[DATA PROVIDED]:
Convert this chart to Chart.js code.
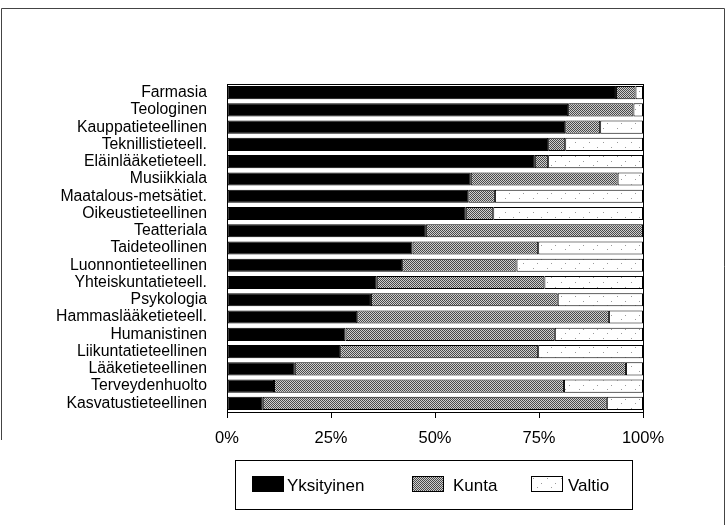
<!DOCTYPE html>
<html>
<head>
<meta charset="utf-8">
<script src="https://cdn.jsdelivr.net/npm/chart.js@4"></script>
<style>
  html, body { margin: 0; padding: 0; background: #fff; }
  #wrap { width: 726px; height: 525px; }
</style>
</head>
<body>
<div id="wrap"><canvas id="chart" width="726" height="525"></canvas></div>
<script>
const categories = [
  'Farmasia', 'Teologinen', 'Kauppatieteellinen', 'Teknillistieteell.',
  'Eläinlääketieteell.', 'Musiikkiala', 'Maatalous-metsätiet.', 'Oikeustieteellinen',
  'Teatteriala', 'Taideteollinen', 'Luonnontieteellinen', 'Yhteiskuntatieteell.',
  'Psykologia', 'Hammaslääketieteell.', 'Humanistinen', 'Liikuntatieteellinen',
  'Lääketieteellinen', 'Terveydenhuolto', 'Kasvatustieteellinen'
];
const seriesNames = ['Yksityinen', 'Kunta', 'Valtio'];
const yksityinen = [93.5, 82, 81.3, 77.2, 74, 58.6, 58, 57.4, 47.8, 44.6, 42.1, 36, 34.6, 31.3, 28.5, 27.2, 16.3, 11.3, 8.6];
const kunta = [4.7, 15.7, 8.4, 4.1, 3.2, 35.3, 6.4, 6.6, 52.2, 30.2, 27.5, 40.3, 44.9, 60.5, 50.3, 47.6, 79.6, 69.7, 82.7];
const valtio = [1.8, 2.3, 10.3, 18.7, 22.8, 6.1, 35.6, 36, 0, 25.2, 30.4, 23.7, 20.5, 8.2, 21.2, 25.2, 4.1, 19, 8.7];
const xTicks = [0, 25, 50, 75, 100];

const FONT = "'Liberation Sans', Arial, Helvetica, sans-serif";

// small bitmap patterns like the old print shading
function makePattern(bg, dot, cells, size) {
  const c = document.createElement('canvas');
  c.width = size; c.height = size;
  const g = c.getContext('2d');
  g.fillStyle = bg;
  g.fillRect(0, 0, size, size);
  g.fillStyle = dot;
  cells.forEach(p => g.fillRect(p[0], p[1], 1, 1));
  return g.createPattern(c, 'repeat');
}

const greyFill = makePattern('#cfcfcf', '#4a4a4a', [[0, 0], [1, 1]], 2);
const lightFill = makePattern('#ffffff', '#9a9a9a', [[1, 2], [9, 7], [5, 11]], 14);
const fills = ['#000000', greyFill, lightFill];

const framePlugin = {
  id: 'frame',
  afterDraw(chart) {
    const ctx = chart.ctx;
    const a = chart.chartArea;
    ctx.save();
    // outer frame of the figure
    ctx.strokeStyle = '#444';
    ctx.lineWidth = 1;
    ctx.beginPath();
    ctx.moveTo(1.5, 440);
    ctx.lineTo(1.5, 8.5);
    ctx.lineTo(724.5, 8.5);
    ctx.lineTo(724.5, 525);
    ctx.stroke();
    // plot box
    ctx.strokeStyle = '#000';
    ctx.strokeRect(Math.round(a.left) + 0.5, Math.round(a.top) + 0.5,
      Math.round(a.right - a.left), Math.round(a.bottom - a.top));
    // legend box
    ctx.strokeRect(235.5, 460.5, 397, 49);
    const items = [[252, 287], [412, 453], [531, 568]];
    ctx.font = '17px ' + FONT;
    ctx.textBaseline = 'middle';
    chart.data.datasets.forEach((ds, i) => {
      const [sx, tx] = items[i];
      ctx.fillStyle = ds.backgroundColor;
      ctx.fillRect(sx, 476, 32, 16);
      ctx.strokeStyle = '#000';
      ctx.strokeRect(sx + 0.5, 476.5, 31, 15);
      ctx.fillStyle = '#000';
      ctx.fillText(ds.label, tx, 486);
    });
    ctx.restore();
  }
};

new Chart(document.getElementById('chart'), {
  type: 'bar',
  data: {
    labels: categories,
    datasets: [
      { label: seriesNames[0], data: yksityinen, backgroundColor: fills[0] },
      { label: seriesNames[1], data: kunta, backgroundColor: fills[1] },
      { label: seriesNames[2], data: valtio, backgroundColor: fills[2] }
    ].map(ds => Object.assign(ds, {
      borderColor: '#000',
      borderWidth: 1,
      borderSkipped: false,
      barPercentage: 0.76,
      categoryPercentage: 1
    }))
  },
  options: {
    indexAxis: 'y',
    responsive: false,
    animation: false,
    layout: { padding: { top: 84, right: 83, left: 0, bottom: 0 } },
    plugins: {
      legend: { display: false },
      tooltip: { enabled: false }
    },
    scales: {
      x: {
        stacked: true,
        min: 0,
        max: 100,
        afterBuildTicks: s => { s.ticks = xTicks.map(v => ({ value: v })); },
        afterFit: s => { s.height = 113; },
        grid: { drawOnChartArea: false, drawTicks: true, tickLength: 6, color: '#000' },
        border: { display: true, color: '#000' },
        ticks: {
          padding: 11,
          color: '#000',
          font: { family: FONT, size: 16.5 },
          callback: v => v + '%'
        }
      },
      y: {
        stacked: true,
        afterFit: s => { s.width = 227; },
        grid: { display: false, drawTicks: false },
        border: { display: true, color: '#000' },
        ticks: {
          padding: 20,
          color: '#000',
          font: { family: FONT, size: 15.8 },
          autoSkip: false
        }
      }
    }
  },
  plugins: [framePlugin]
});
</script>
</body>
</html>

[WHAT THE EXERCISE ASKS]: Set the lines above down again, word for word, from the first through the one containing "const xTicks = [0, 25, 50, 75, 100];"; pictures excluded.

[PROBLEM SOLUTION]:
Convert this chart to Chart.js code.
<!DOCTYPE html>
<html>
<head>
<meta charset="utf-8">
<script src="https://cdn.jsdelivr.net/npm/chart.js@4"></script>
<style>
  html, body { margin: 0; padding: 0; background: #fff; }
  #wrap { width: 726px; height: 525px; }
</style>
</head>
<body>
<div id="wrap"><canvas id="chart" width="726" height="525"></canvas></div>
<script>
const categories = [
  'Farmasia', 'Teologinen', 'Kauppatieteellinen', 'Teknillistieteell.',
  'Eläinlääketieteell.', 'Musiikkiala', 'Maatalous-metsätiet.', 'Oikeustieteellinen',
  'Teatteriala', 'Taideteollinen', 'Luonnontieteellinen', 'Yhteiskuntatieteell.',
  'Psykologia', 'Hammaslääketieteell.', 'Humanistinen', 'Liikuntatieteellinen',
  'Lääketieteellinen', 'Terveydenhuolto', 'Kasvatustieteellinen'
];
const seriesNames = ['Yksityinen', 'Kunta', 'Valtio'];
const yksityinen = [93.5, 82, 81.3, 77.2, 74, 58.6, 58, 57.4, 47.8, 44.6, 42.1, 36, 34.6, 31.3, 28.5, 27.2, 16.3, 11.3, 8.6];
const kunta = [4.7, 15.7, 8.4, 4.1, 3.2, 35.3, 6.4, 6.6, 52.2, 30.2, 27.5, 40.3, 44.9, 60.5, 50.3, 47.6, 79.6, 69.7, 82.7];
const valtio = [1.8, 2.3, 10.3, 18.7, 22.8, 6.1, 35.6, 36, 0, 25.2, 30.4, 23.7, 20.5, 8.2, 21.2, 25.2, 4.1, 19, 8.7];
const xTicks = [0, 25, 50, 75, 100];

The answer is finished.